Melodically, it’s the third couplet that’s significant. Thomas Anderson, the singer from whom Vaughan Williams recorded the original song, varied the tune here – doubtless for expressive purposes – rather than repeat the melodic line of the second couplet. You might have expected Vaughan Williams to iron out that difference in the hymnbook, because having the same line twice would have made it easier on the congregation, and anyway the rationale for the variant was gone. But Vaughan Williams kept it, and in doing so, as the musicologist Julian Onderdonk has pointed out, was thinking both as a composer (the variant still works, because it calls our attention to Chesterton’s words) and as a musical nationalist, faithful to the music of his people.
It’s hard not to wonder if any of those modern-minded ploughboys later sang the hymn in church, and if they recognised the tune as one that their grandfathers had sung. You might also wonder what fans of heavy metal made of the tune. With metal’s apocalyptic mindset and fondness for grand imagery, it’s perhaps not surprising that words from ‘O God of Earth and Altar’ should have found their way into an Iron Maiden song. But ‘Revelations’, from the band’s 1983 album Piece of Mind, used Chesterton’s complete first verse, together with the ‘King’s Lynn’ tune, and – at the end of the song – adapted Chesterton’s third and final verse.

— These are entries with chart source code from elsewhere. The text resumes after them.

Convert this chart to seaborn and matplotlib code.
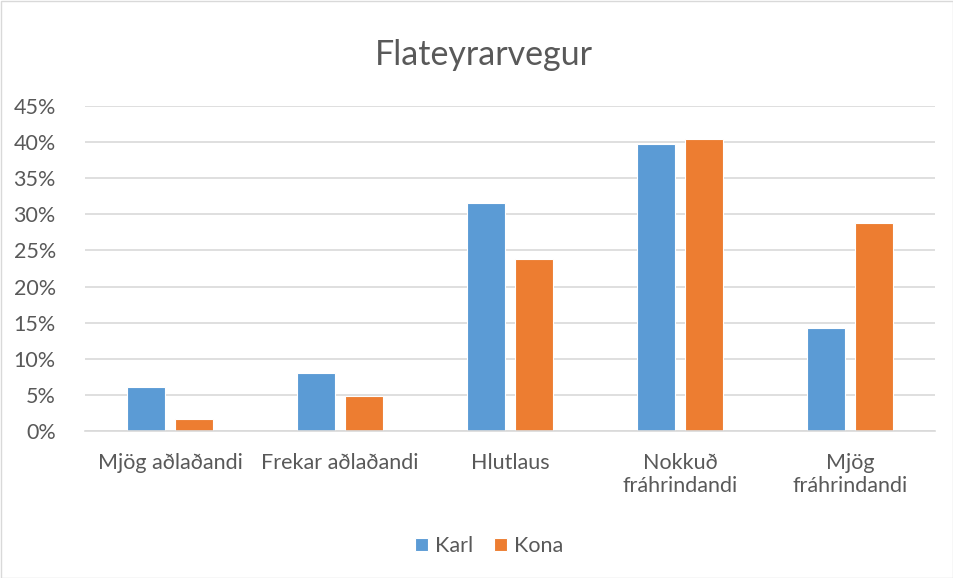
import matplotlib
matplotlib.use("Agg")
import matplotlib.pyplot as plt
import seaborn as sns
import pandas as pd
from matplotlib.patches import Rectangle
from matplotlib.ticker import FuncFormatter

categories = ["Mjög aðlaðandi", "Frekar aðlaðandi", "Hlutlaus", "Nokkuð\nfráhrindandi", "Mjög\nfráhrindandi"]
karl = [0.061, 0.081, 0.316, 0.397, 0.143]
kona = [0.017, 0.048, 0.238, 0.404, 0.288]
series = ["Karl", "Kona"]
colors = ["#5B9BD5", "#ED7D31"]
title = "Flateyrarvegur"

df = pd.DataFrame({
    "cat": categories * 2,
    "val": karl + kona,
    "sex": [series[0]] * len(categories) + [series[1]] * len(categories),
})

sns.set_theme(style="white")
plt.rcParams["font.family"] = ["Lato", "DejaVu Sans"]

fig = plt.figure(figsize=(9.54, 5.78), dpi=100)
ax = fig.add_axes([85/954, 1-431/578, (935-85)/954, (431-106)/578])

sns.barplot(data=df, x="cat", y="val", hue="sex", palette=colors, order=categories,
            hue_order=series, width=0.57, gap=0.22, ax=ax, legend=True,
            edgecolor="white", linewidth=0.8, saturation=1)

ax.set_ylim(0, 0.45)
ax.set_xlim(-0.5, len(categories) - 0.5)
ax.set_yticks([i * 0.05 for i in range(10)])
ax.yaxis.set_major_formatter(FuncFormatter(lambda v, p: f"{v*100:.0f}%"))
ax.grid(axis="y", color="#D9D9D9", linewidth=1.2)
ax.set_axisbelow(True)
for s in ["top", "right", "left"]:
    ax.spines[s].set_visible(False)
ax.spines["bottom"].set_color("#D9D9D9")
ax.spines["bottom"].set_linewidth(1.2)
ax.set_xlabel("")
ax.set_ylabel("")
ax.tick_params(axis="both", length=0, labelsize=15.5, labelcolor="#595959")
ax.tick_params(axis="x", pad=16)
ax.tick_params(axis="y", pad=21)

leg = ax.get_legend()
handles = leg.legend_handles
leg.remove()
fig.legend(handles, series, loc="center", bbox_to_anchor=(489/954, 1-546/578), ncol=2,
           frameon=False, fontsize=15.5, handlelength=0.6, handleheight=0.6,
           handletextpad=0.3, columnspacing=1.0, labelcolor="#595959")

fig.text(484/954, 1-55/578, title, ha="center", va="center", fontsize=24.5, color="#595959")

fig.patches.append(Rectangle((0.5/954, 0.5/578), 1-1/954, 1-1/578, transform=fig.transFigure,
                             fill=False, edgecolor="#D9D9D9", linewidth=1))

fig.savefig("out.png", dpi=100)
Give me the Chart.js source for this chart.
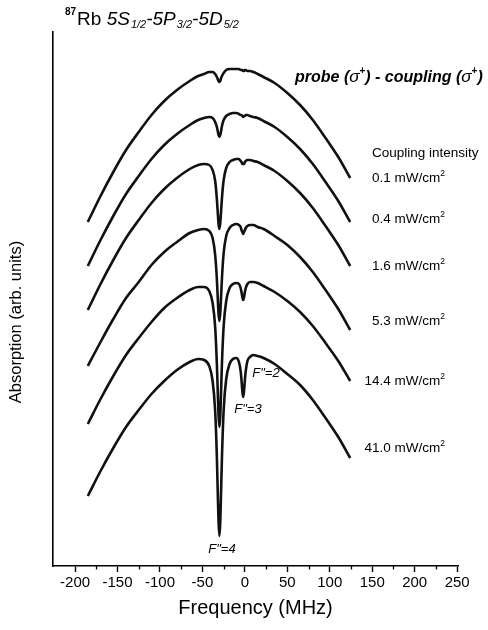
<!DOCTYPE html>
<html>
<head>
<meta charset="utf-8">
<title>87Rb ladder EIA spectra</title>
<script src="https://cdn.jsdelivr.net/npm/chart.js@4.4.1/dist/chart.umd.min.js"></script>
<style>
  html, body { margin: 0; padding: 0; background: #fff; }
  #wrap { width: 488px; height: 630px; }
</style>
</head>
<body>
<div id="wrap"><canvas id="chart" width="488" height="630"></canvas></div>
<script>
// ==================== DATA ====================

// probe detuning (MHz)
const freq = [-185, -170, -155, -140, -125, -110, -95, -80, -65, -55, -48, -42, -38, -35, -33,
    -32, -31, -30, -29, -28, -27, -25, -22, -18, -14, -10, -7, -5, -4, -3,
    -2, -1, 0, 1, 3, 6, 10, 15, 22, 35, 50, 65, 80, 95, 110, 124];

// absorption traces (arb. units, offset per trace)
const abs01 = [344, 370, 394, 416, 434, 451, 465, 476, 485, 490, 492, 494, 494, 492, 489,
    487, 485, 484, 485, 488, 490, 493, 496, 497, 497, 497, 497, 496, 496, 496,
    495, 495, 496, 496, 495, 495, 494, 492, 489, 483, 473, 461, 446, 428, 409, 388];
const abs04 = [300, 326, 350, 372, 390, 407, 421, 432, 441, 446, 448, 449, 448, 444, 439,
    435, 431, 429, 431, 435, 440, 446, 450, 452, 453, 453, 452, 451, 451, 450,
    449, 450, 450, 451, 451, 450, 449, 448, 445, 439, 429, 417, 402, 384, 365, 344];
const abs16 = [256, 282, 306, 328, 346, 363, 377, 388, 397, 401, 402, 401, 396, 385, 367,
    354, 342, 337, 343, 355, 368, 386, 398, 404, 406, 407, 407, 405, 404, 402,
    402, 402, 404, 405, 406, 406, 405, 404, 401, 395, 385, 373, 358, 340, 321, 300];
const abs53 = [200, 224, 247, 268, 284, 301, 314, 324, 333, 336, 337, 335, 328, 311, 287,
    269, 252, 245, 253, 270, 288, 313, 330, 338, 341, 342, 341, 339, 336, 334,
    332, 334, 336, 338, 340, 341, 341, 339, 337, 330, 321, 309, 294, 276, 257, 236];
const abs144 = [142, 167, 190, 211, 228, 244, 258, 268, 276, 279, 279, 275, 263, 239, 202,
    176, 150, 139, 150, 176, 203, 240, 265, 278, 282, 283, 282, 278, 274, 269,
    266, 269, 274, 278, 282, 284, 284, 283, 280, 274, 265, 254, 240, 223, 205, 185];
const abs410 = [70, 95, 118, 139, 156, 172, 185, 196, 204, 207, 206, 200, 185, 155, 109,
    75, 44, 30, 44, 76, 109, 156, 187, 202, 207, 208, 204, 195, 186, 175,
    169, 175, 186, 195, 205, 209, 211, 210, 208, 202, 192, 181, 166, 148, 129, 108];

const intensities = ['0.1', '0.4', '1.6', '5.3', '14.4', '41.0'];
const traces = [abs01, abs04, abs16, abs53, abs144, abs410];

// axis ticks
const xTicks = [-200, -150, -100, -50, 0, 50, 100, 150, 200, 250];
const xMinorTicks = [-175, -125, -75, -25, 25, 75, 125, 175, 225];

// ==================== LAYOUT / STYLE ====================

const FONT = '"Liberation Sans", Arial, Helvetica, sans-serif';
const intensityLabelY = [177, 218, 265, 320, 380, 447];

// draw a run of text pieces (font, vertical shift) starting at x on a baseline
function drawRuns(ctx, x, y, runs) {
    runs.forEach(r => {
        ctx.font = r.font;
        ctx.fillText(r.t, x, y + (r.dy || 0));
        x += ctx.measureText(r.t).width + (r.gap || 0);
    });
    return x;
}

function runsWidth(ctx, runs) {
    let w = 0;
    runs.forEach(r => {
        ctx.font = r.font;
        w += ctx.measureText(r.t).width + (r.gap || 0);
    });
    return w;
}

// minor ticks on the frequency axis
const minorTicks = {
    id: 'minorTicks',
    afterDraw(chart) {
        const ctx = chart.ctx;
        const xs = chart.scales.x;
        const y0 = chart.chartArea.bottom;
        ctx.save();
        ctx.strokeStyle = '#000';
        ctx.lineWidth = 1.3;
        xMinorTicks.forEach(v => {
            const px = Math.round(xs.getPixelForValue(v)) + 0.5;
            ctx.beginPath();
            ctx.moveTo(px, y0);
            ctx.lineTo(px, y0 + 3.5);
            ctx.stroke();
        });
        ctx.restore();
    }
};

// figure texts
const figureText = {
    id: 'figureText',
    afterDraw(chart) {
        const ctx = chart.ctx;
        ctx.save();
        ctx.fillStyle = '#000';
        ctx.textBaseline = 'alphabetic';
        ctx.textAlign = 'left';

        // title
        drawRuns(ctx, 65, 25, [
            { t: '87', font: 'bold 10px ' + FONT, dy: -10, gap: 1 },
            { t: 'Rb ', font: '19px ' + FONT },
            { t: '5S', font: 'italic 19px ' + FONT, gap: 1 },
            { t: '1/2', font: 'italic 11px ' + FONT, dy: 3 },
            { t: '-5P', font: 'italic 19px ' + FONT, gap: 1 },
            { t: '3/2', font: 'italic 11px ' + FONT, dy: 3 },
            { t: '-5D', font: 'italic 19px ' + FONT, gap: 1 },
            { t: '5/2', font: 'italic 11px ' + FONT, dy: 3 }
        ]);

        // polarisation configuration
        const bi = 'italic bold 16px ' + FONT;
        drawRuns(ctx, 295, 82, [
            { t: 'probe (', font: bi },
            { t: 'σ', font: 'italic 17px ' + FONT },
            { t: '+', font: 'bold 10px ' + FONT, dy: -8 },
            { t: ') - coupling (', font: bi },
            { t: 'σ', font: 'italic 17px ' + FONT },
            { t: '+', font: 'bold 10px ' + FONT, dy: -8 },
            { t: ')', font: bi }
        ]);

        // coupling intensity labels
        ctx.font = '13.5px ' + FONT;
        ctx.fillText('Coupling intensity', 372, 157);
        intensities.forEach((s, i) => {
            const runs = [
                { t: s + ' mW/cm', font: '13.5px ' + FONT },
                { t: '2', font: '8.5px ' + FONT, dy: -6 }
            ];
            const w = runsWidth(ctx, runs);
            drawRuns(ctx, 445 - w, intensityLabelY[i] + 5, runs);
        });

        // hyperfine labels
        ctx.font = 'italic 13px ' + FONT;
        ctx.textAlign = 'center';
        ctx.textBaseline = 'middle';
        ctx.fillText('F"=4', 222, 549);
        ctx.fillText('F"=3', 248, 409);
        ctx.fillText('F"=2', 266, 373);

        // y axis title
        ctx.translate(16, 322);
        ctx.rotate(-Math.PI / 2);
        ctx.font = '16.5px ' + FONT;
        ctx.fillText('Absorption (arb. units)', 0, 0);
        ctx.restore();
    }
};

// ==================== CHART ====================

const datasets = traces.map((vals, i) => ({
    label: intensities[i] + ' mW/cm2',
    data: freq.map((f, j) => ({ x: f, y: vals[j] })),
    borderColor: '#111',
    borderWidth: 2.6,
    pointRadius: 0,
    fill: false,
    cubicInterpolationMode: 'monotone'
}));

new Chart(document.getElementById('chart').getContext('2d'), {
    type: 'line',
    data: { datasets },
    options: {
        responsive: false,
        animation: false,
        layout: { padding: { left: 0, right: 30, top: 32, bottom: 0 } },
        plugins: {
            legend: { display: false },
            tooltip: { enabled: false }
        },
        scales: {
            x: {
                type: 'linear',
                min: -226,
                max: 251,
                afterFit(scale) { scale.height = 64; },
                afterBuildTicks(scale) { scale.ticks = xTicks.map(v => ({ value: v })); },
                grid: {
                    display: true,
                    drawOnChartArea: false,
                    drawTicks: true,
                    tickLength: 6,
                    tickWidth: 1.4,
                    tickColor: '#000'
                },
                border: { display: true, color: '#000', width: 1.6 },
                ticks: {
                    color: '#000',
                    font: { family: FONT, size: 15 },
                    padding: 2,
                    maxRotation: 0,
                    autoSkip: false
                },
                title: {
                    display: true,
                    text: 'Frequency (MHz)',
                    color: '#000',
                    font: { family: FONT, size: 20 },
                    padding: { top: 0, bottom: 10 }
                }
            },
            y: {
                type: 'linear',
                min: 0,
                max: 534,
                afterFit(scale) { scale.width = 53; },
                grid: { display: false },
                border: { display: true, color: '#000', width: 1.6 },
                ticks: { display: false }
            }
        }
    },
    plugins: [minorTicks, figureText]
});
</script>
</body>
</html>
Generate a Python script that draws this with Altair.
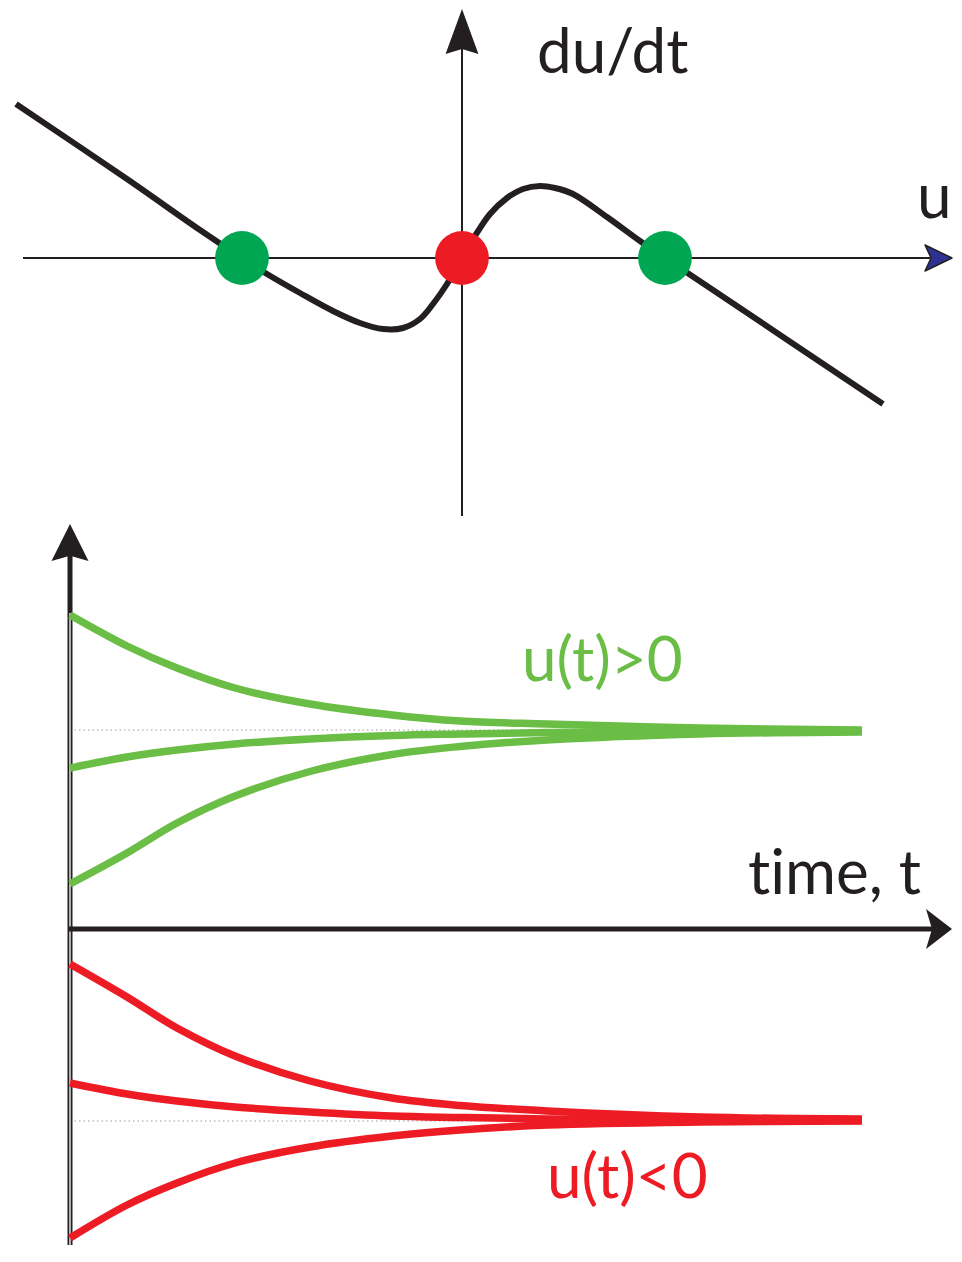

Chesterton had written this:
Tie in a living tether
the prince and priest and thrall,
bind all our lives together,
smite us and save us all;
in ire and exultation
aflame with faith, and free,
lift up a living nation,
a single sword to thee.
On ‘Revelations’, which is fundamentally a humanist anthem, Iron Maiden’s singer Bruce Dickinson gives us a verse that begins: ‘Bind all of us together, / Ablaze with hope and free …’ It is pugnacious, certainly, but not as pugnacious as Chesterton, who wanted the whole lot of us smitten, in readiness for a fresh start.
And was that sentiment also at the back of Vaughan Williams’ mind when he fitted the poet’s words to a traditional melody? Did it occur to him that he was giving an endangered tune a fresh start?